__WHAT IS REQUIRED__
Locate and copy each line in the data that contains the word "this".

-------- EXERCISE MATERIALS

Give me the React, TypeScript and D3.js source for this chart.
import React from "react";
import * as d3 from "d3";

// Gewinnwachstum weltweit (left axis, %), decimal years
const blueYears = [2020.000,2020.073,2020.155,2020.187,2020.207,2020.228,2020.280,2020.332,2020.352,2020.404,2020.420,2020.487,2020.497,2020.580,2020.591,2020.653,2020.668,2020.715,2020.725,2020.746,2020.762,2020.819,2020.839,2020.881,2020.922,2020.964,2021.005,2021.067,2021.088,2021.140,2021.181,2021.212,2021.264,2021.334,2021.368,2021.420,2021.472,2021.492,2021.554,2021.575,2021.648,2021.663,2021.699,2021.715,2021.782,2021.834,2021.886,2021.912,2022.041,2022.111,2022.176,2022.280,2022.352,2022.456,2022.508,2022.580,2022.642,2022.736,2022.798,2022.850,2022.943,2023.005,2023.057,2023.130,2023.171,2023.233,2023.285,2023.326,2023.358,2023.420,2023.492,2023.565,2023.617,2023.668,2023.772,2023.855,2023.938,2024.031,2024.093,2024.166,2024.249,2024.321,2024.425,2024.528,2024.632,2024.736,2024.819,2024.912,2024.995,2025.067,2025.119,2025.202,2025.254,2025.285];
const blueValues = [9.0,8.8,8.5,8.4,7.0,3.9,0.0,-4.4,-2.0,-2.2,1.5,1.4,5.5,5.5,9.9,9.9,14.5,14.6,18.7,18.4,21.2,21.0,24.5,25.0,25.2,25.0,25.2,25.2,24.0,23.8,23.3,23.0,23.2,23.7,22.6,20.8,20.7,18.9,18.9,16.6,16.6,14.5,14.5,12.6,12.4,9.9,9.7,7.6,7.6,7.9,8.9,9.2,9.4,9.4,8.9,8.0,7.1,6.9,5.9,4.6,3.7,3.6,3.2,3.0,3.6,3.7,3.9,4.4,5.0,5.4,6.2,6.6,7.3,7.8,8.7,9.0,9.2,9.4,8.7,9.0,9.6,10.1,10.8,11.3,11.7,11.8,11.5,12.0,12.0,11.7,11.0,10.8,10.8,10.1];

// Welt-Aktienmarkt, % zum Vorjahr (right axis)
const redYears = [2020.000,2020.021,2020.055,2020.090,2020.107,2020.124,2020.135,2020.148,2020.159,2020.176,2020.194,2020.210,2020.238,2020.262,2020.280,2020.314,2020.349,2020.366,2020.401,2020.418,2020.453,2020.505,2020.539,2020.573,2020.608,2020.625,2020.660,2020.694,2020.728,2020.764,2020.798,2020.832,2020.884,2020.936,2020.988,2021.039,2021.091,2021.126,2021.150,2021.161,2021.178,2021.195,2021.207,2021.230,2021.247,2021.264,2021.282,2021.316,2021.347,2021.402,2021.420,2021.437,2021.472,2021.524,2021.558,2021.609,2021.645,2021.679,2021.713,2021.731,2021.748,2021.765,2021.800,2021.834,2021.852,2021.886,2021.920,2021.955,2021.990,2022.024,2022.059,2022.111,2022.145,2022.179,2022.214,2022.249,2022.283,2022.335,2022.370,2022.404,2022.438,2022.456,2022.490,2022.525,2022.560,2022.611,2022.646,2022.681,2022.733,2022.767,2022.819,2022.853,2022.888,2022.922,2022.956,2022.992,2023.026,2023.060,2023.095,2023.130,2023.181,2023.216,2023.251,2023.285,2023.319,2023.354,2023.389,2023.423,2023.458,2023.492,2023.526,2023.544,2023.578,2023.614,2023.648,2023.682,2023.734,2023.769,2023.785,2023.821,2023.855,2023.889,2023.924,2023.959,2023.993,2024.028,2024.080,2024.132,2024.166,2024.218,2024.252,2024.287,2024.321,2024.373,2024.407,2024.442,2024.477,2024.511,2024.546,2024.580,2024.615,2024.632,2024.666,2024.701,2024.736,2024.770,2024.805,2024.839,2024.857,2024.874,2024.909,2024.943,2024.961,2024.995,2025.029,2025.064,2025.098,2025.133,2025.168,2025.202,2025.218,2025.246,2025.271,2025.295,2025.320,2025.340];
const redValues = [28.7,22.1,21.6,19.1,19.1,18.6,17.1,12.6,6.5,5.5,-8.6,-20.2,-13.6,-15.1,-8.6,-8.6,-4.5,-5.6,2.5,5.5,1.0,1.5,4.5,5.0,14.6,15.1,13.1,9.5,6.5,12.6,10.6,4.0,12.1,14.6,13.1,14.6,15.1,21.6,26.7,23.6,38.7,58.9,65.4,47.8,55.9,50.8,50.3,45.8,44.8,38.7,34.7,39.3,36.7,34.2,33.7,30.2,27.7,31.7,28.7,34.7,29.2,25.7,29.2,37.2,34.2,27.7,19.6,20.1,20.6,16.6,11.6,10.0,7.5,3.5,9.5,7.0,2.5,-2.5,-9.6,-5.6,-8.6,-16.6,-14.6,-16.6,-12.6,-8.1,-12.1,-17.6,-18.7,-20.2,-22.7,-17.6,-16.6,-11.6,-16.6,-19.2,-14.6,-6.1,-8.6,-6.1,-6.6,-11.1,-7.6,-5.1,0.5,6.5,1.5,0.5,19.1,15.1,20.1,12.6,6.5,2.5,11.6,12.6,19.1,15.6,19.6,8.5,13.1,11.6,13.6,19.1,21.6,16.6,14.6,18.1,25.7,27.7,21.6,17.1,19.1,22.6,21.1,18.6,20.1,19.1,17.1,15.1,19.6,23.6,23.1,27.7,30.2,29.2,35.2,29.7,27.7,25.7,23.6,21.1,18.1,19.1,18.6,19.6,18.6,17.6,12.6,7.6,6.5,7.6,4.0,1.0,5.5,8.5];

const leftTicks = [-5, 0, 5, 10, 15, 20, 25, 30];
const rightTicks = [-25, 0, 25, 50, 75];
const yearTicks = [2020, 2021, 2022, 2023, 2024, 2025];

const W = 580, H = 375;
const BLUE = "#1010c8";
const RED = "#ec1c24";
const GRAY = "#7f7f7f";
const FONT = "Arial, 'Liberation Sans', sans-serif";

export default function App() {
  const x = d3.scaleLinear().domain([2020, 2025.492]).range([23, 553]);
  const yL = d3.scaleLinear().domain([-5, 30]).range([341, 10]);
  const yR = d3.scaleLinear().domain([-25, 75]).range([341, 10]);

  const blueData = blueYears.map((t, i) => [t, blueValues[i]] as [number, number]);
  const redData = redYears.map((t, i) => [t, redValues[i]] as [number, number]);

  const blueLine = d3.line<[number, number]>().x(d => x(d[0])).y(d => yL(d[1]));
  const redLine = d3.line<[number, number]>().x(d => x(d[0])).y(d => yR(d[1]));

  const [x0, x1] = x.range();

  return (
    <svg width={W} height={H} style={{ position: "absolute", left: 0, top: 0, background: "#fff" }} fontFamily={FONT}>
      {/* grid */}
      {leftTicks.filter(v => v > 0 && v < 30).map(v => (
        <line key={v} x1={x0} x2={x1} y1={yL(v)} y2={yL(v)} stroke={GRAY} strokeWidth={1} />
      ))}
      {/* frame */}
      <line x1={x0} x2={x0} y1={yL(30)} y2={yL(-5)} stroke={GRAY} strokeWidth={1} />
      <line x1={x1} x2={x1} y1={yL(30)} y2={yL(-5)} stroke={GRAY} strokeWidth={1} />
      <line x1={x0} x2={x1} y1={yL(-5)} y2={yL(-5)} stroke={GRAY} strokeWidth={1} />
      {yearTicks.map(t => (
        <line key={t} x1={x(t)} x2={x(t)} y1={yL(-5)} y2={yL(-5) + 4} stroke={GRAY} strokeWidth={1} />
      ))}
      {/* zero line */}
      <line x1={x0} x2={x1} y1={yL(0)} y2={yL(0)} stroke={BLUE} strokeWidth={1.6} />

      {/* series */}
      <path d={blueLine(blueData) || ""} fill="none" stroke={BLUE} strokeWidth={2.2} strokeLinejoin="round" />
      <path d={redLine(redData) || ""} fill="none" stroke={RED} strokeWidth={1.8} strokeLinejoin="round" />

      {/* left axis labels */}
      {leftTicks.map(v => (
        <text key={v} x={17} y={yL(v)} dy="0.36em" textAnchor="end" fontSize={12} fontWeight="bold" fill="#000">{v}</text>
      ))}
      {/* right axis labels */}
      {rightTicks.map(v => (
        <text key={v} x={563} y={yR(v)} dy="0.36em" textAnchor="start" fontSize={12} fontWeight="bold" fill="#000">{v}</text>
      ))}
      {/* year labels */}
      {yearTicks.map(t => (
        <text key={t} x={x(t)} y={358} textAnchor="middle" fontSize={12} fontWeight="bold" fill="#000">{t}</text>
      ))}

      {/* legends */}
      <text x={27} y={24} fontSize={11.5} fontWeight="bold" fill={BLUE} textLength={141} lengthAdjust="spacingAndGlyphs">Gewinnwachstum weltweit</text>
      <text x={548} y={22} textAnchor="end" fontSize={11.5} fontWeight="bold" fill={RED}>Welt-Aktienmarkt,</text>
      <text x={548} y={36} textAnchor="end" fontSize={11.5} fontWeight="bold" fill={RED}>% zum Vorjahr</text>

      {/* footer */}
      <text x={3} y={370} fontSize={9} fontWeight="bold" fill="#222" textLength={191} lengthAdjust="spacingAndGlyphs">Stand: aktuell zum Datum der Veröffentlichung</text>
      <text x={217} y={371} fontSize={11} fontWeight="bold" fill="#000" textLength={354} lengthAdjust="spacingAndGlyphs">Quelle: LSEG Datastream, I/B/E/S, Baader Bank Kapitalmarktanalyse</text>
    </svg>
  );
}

----------------
-------- EXERCISE MATERIALS

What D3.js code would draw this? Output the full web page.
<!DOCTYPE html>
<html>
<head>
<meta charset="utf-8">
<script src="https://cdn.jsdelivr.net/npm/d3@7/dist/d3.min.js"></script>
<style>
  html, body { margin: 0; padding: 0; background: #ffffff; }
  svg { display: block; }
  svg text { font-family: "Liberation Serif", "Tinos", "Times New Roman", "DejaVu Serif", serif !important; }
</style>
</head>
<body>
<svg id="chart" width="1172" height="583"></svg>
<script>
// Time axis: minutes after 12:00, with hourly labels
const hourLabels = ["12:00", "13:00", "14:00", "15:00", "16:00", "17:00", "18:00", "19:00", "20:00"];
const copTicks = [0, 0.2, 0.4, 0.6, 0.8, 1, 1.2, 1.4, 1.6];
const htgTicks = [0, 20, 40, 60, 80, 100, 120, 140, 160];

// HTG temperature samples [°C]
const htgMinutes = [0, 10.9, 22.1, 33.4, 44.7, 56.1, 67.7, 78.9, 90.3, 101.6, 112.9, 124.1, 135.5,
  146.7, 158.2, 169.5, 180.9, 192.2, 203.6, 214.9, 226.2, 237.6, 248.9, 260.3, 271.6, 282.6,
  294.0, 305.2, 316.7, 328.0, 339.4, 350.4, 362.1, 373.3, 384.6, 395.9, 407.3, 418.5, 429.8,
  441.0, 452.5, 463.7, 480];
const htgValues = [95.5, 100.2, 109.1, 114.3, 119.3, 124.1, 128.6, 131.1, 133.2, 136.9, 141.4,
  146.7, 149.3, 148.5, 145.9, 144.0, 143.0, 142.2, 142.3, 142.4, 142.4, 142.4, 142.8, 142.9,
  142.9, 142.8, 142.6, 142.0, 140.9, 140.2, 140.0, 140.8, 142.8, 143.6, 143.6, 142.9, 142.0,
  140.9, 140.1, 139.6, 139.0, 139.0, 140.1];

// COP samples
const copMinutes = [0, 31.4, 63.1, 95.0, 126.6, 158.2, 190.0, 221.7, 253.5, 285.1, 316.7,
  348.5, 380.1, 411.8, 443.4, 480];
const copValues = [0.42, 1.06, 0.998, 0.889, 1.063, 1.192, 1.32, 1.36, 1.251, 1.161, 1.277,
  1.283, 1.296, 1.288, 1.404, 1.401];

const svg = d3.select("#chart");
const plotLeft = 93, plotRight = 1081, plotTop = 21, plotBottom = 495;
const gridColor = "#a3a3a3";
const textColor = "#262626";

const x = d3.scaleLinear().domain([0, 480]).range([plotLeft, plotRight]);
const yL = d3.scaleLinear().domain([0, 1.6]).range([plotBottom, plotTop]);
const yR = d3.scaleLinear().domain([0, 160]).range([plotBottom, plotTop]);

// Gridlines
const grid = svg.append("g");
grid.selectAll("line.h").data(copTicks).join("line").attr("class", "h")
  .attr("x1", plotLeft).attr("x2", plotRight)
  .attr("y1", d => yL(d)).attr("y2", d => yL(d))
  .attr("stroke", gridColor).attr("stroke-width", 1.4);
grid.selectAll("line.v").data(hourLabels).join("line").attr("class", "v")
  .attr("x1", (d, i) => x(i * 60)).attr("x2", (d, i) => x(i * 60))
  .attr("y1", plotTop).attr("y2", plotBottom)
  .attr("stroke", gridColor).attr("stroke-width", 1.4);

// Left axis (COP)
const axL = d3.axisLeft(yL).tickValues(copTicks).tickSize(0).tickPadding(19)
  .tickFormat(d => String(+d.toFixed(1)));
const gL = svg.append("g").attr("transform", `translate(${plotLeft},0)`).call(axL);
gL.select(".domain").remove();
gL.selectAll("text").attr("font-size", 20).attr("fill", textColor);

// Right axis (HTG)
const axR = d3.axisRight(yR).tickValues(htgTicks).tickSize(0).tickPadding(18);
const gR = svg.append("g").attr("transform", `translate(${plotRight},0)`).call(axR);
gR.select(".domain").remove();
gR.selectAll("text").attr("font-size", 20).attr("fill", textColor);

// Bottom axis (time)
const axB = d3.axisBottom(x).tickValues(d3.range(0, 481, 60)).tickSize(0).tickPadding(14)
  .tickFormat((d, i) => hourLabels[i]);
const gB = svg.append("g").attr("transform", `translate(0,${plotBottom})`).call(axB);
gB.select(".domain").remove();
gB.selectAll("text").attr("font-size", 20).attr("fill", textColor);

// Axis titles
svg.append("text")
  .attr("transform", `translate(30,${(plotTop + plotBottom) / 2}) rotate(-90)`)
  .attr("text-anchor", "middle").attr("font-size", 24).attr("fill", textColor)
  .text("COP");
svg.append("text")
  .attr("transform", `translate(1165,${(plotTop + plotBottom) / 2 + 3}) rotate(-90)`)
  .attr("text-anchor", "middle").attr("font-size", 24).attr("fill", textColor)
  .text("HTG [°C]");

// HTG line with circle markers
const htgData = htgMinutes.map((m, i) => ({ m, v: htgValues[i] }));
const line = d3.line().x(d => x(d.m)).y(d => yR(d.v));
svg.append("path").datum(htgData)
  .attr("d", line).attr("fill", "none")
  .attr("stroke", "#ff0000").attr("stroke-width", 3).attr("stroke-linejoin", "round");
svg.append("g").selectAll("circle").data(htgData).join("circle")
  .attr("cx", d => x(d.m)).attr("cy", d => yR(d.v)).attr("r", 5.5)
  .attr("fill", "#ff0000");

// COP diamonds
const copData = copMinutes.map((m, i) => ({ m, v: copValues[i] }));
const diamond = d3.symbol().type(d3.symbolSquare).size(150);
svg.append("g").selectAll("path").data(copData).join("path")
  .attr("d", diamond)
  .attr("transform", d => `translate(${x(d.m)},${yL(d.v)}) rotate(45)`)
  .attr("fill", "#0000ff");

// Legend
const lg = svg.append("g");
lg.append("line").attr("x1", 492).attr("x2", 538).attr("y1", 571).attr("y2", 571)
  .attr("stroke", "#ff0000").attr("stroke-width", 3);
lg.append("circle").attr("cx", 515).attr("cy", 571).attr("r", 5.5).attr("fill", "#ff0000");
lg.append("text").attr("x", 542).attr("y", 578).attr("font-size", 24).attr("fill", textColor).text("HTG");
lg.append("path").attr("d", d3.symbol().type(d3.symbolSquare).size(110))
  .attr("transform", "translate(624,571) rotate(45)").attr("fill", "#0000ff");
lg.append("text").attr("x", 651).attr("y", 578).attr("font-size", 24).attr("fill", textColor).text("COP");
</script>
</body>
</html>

----------------

__TASK RESULT__
Give me the React, TypeScript and D3.js source for this chart.
What D3.js code would draw this? Output the full web page.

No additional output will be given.